Para quien no tiene mejores talentos, no hay mejor política que aquella que engendrar adversarios
Si los chicos de Podemos teorizaban sobre “el sintagma vacío”, los de Abascal supieron reconocerlo a la primera en el más viejo de los símbolos políticos: la bandera. La temperatura y el ruido siguieron subiendo hasta el punto de que los partidos tradicionales sintieron la tentación de sumarse al derrumbamiento de los protocolos formales, el respeto por las instituciones y la custodia de la palabra pública.
La nueva política no trajo ninguna regeneración al Congreso y sí muchas camisetas con mensaje y mascarillas con banderas.
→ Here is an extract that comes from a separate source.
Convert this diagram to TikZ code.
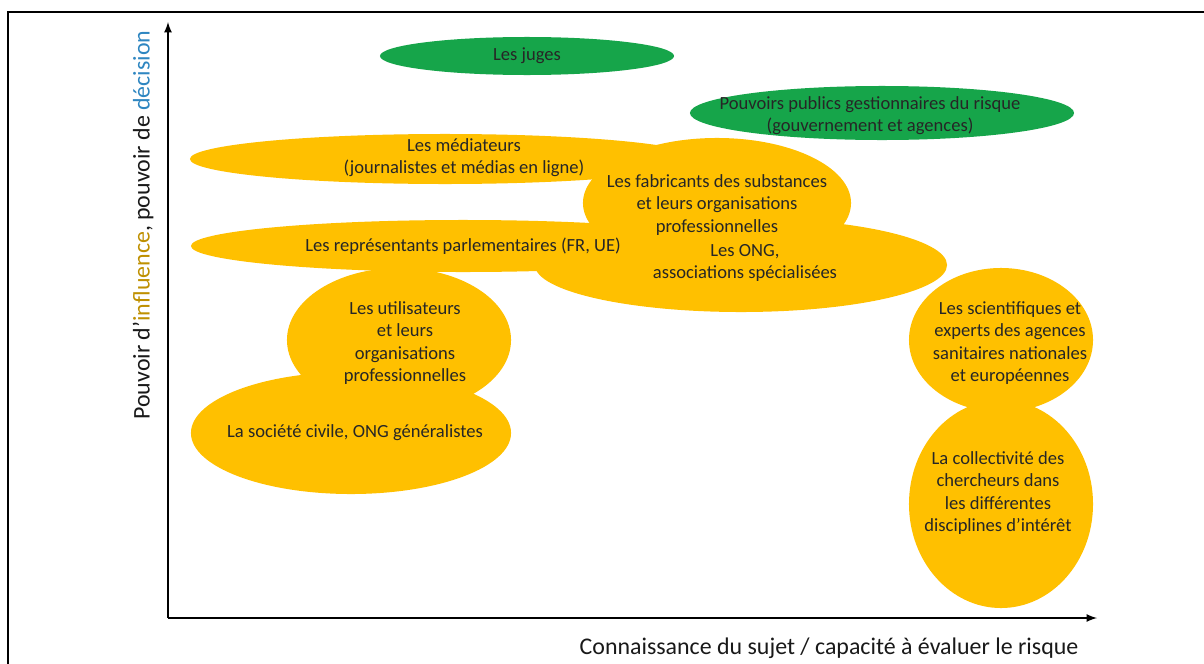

La mala fortuna quiso que, en medio de este declive, nuestro país tuviera que enfrentar uno de los retos políticos más complejos de su historia reciente con la gestión de la Covid-19.
Entre los viejos partidos, a un lado había un comité de expertos invisible y al otro, un licenciado del CES Cardenal Cisneros despedía a una doctora por Oxford. El mundo al revés, pero de poco servirá agitar la verdad prudente e ilustrada mientras el mantra esencial del populismo se hace carne a lo largo y ancho del espectro ideológico. No inquietan sus mentiras, lo que de verdad da miedo son sus verdades.
Todos han aprendido que nada une más que un enemigo común, y para quien no tiene mejores talentos no hay mejor política que aquella que sólo sabe engendrar adversarios. Recuerdo ahora a Nicanor Parra, quien en uno de sus artefactos poéticos advirtió que la izquierda y la derecha unidas jamás serían vencidas. Tenía razón el chileno, aunque no quizá en el sentido que propuso. Maldito genio. Aquella jaculatoria que concibió en clave humorística apunta hoy a una terrible realidad: a esta izquierda y a esta derecha ya no hay quien las pare.
*** Diego S. Garrocho Salcedo es profesor de Ética de la Universidad Autónoma de Madrid.